Madrid


Madrid will find in horror that the oceans and seas surrounding Spain have come to them, sloshing up through ravine and rivers first from one side and then another, and at times from both directions at once, as sloshing in a body of water depends upon its size and depth. Confusion will abound, especially in those who did not learn of the pending shift, with residents likely to scramble to the nearest hill or roof top and find themselves overwashed with water later. Safety is to be found in the highest mountains of northern Spain, away from the cross flow of water.

ZetaTalk


Those who have never witnessed tidal bore cannot imagine how water could climb several thousand feet when under pressure and with nowhere else to go. This will be the situation for Spain during the hour of the pole shift for several reasons. During the pole shift, the globe will be suddenly tipped, the S Pole of Earth snagged by the twisting and turning of Planet X, and pulled up so that the Bulge of Brazil becomes the new N Pole of Earth. During this hour of the shift, the Earth will be pulled under the Atlantic, thus, and water will be rushing past the coastline of Spain. This is water under pressure, and water falling into the outlet of the river Tajo will be trapped with nowhere to go but inland.

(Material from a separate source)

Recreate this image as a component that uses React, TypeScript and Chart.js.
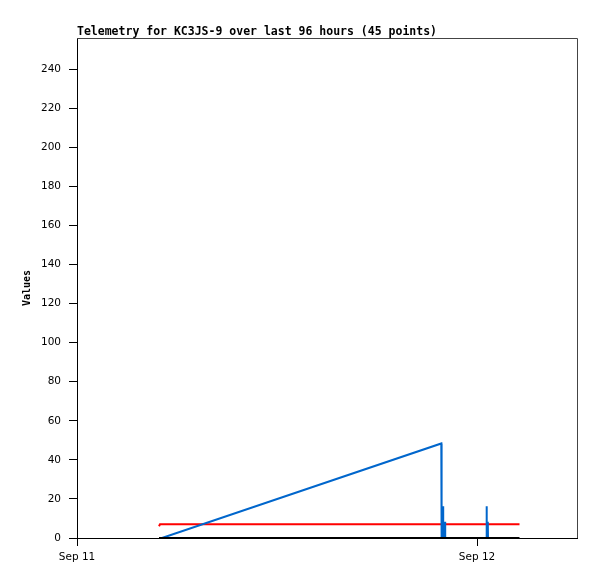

Water follows the path of least resistance, and in this case it is up the narrow river bed between high hills, up and up. It will rise to Madrid, and even flood those clinging to roof tops. The issue is not how high the ocean is, nor how high the boring tide will become, but what is happening at the mouth of the river. Water falls into the mouth of the river as there the pressure is less than the pressure to push past the coastline of Spain. There, in the mouth of the river, in Portugal, it roils but cannot escape. It is pushed thus up the river, and gains momentum in this regard. Water on the move has its own life, as we have explained, as it creates a void at the back side, sucking additional water into this void. Thus the climbing water is like a draw, and the pressure from the water passing the coastline of Portugal is pulled into this void repeatedly. As astonishing as this sounds, this is hydrology, and can be replicated in a lab for skeptics.